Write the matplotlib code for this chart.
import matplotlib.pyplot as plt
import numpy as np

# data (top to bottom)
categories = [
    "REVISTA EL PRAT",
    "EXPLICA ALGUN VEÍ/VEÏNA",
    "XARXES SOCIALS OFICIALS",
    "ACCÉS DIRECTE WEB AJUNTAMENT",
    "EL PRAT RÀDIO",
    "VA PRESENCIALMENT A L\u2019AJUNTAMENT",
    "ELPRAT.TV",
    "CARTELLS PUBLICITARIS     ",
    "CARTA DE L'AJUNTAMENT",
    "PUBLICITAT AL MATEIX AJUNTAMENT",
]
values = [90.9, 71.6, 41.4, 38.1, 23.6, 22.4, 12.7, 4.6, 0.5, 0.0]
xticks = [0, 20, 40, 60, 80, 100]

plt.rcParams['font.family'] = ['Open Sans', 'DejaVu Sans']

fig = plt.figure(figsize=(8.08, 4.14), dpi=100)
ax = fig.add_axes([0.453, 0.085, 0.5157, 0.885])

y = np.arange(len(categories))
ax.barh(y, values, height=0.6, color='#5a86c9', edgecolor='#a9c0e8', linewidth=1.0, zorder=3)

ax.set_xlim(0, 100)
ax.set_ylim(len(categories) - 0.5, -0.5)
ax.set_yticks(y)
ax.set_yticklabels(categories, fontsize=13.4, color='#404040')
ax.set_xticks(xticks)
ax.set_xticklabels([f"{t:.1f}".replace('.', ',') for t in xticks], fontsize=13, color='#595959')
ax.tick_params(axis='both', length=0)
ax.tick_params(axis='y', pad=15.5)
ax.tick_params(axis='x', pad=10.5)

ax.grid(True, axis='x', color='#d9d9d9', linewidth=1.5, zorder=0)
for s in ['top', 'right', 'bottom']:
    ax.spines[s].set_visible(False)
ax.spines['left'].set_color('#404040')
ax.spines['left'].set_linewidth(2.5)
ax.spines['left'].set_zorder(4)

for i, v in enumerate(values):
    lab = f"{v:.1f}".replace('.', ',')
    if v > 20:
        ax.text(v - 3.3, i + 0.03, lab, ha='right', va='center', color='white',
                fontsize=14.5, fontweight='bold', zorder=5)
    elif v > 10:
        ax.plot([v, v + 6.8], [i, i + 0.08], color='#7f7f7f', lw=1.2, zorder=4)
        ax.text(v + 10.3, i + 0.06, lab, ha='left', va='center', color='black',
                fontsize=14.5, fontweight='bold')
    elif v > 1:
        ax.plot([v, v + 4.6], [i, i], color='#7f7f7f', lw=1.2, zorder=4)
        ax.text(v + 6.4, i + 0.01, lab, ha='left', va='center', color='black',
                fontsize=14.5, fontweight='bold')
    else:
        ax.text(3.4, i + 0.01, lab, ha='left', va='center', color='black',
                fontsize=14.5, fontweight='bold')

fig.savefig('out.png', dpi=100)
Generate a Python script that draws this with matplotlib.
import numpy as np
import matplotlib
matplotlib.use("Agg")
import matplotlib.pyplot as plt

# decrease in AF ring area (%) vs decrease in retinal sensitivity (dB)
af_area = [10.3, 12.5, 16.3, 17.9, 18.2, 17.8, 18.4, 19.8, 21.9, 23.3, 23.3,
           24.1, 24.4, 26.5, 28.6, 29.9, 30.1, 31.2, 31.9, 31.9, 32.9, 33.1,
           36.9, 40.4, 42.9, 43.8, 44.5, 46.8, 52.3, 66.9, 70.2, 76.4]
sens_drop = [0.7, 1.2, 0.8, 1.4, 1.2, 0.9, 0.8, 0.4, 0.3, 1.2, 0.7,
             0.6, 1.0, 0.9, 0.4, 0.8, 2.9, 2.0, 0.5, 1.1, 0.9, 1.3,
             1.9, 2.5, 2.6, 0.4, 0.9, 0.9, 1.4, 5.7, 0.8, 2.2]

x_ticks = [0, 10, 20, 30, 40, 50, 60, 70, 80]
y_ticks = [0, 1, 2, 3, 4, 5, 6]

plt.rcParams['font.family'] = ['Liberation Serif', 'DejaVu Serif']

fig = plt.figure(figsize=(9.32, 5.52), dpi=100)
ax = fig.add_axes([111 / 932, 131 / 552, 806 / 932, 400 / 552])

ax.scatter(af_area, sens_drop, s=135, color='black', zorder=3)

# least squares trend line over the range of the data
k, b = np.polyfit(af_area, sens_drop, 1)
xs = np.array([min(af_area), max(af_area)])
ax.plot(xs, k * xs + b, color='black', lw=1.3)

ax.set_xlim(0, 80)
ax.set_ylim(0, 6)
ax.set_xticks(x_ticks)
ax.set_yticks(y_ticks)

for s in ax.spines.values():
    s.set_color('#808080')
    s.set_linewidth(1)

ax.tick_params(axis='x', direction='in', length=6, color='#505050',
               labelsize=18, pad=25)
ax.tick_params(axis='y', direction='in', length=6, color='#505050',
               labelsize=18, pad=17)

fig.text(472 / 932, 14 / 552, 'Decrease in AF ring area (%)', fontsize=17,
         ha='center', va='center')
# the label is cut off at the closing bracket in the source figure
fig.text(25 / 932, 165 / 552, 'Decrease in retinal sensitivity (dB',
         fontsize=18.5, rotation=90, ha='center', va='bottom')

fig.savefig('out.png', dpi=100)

**Written problem**
From the entries above, return each line with the word "matplotlib" in it.

**Complete response**
Write the matplotlib code for this chart.
import matplotlib.pyplot as plt
Generate a Python script that draws this with matplotlib.
import matplotlib
matplotlib.use("Agg")
import matplotlib.pyplot as plt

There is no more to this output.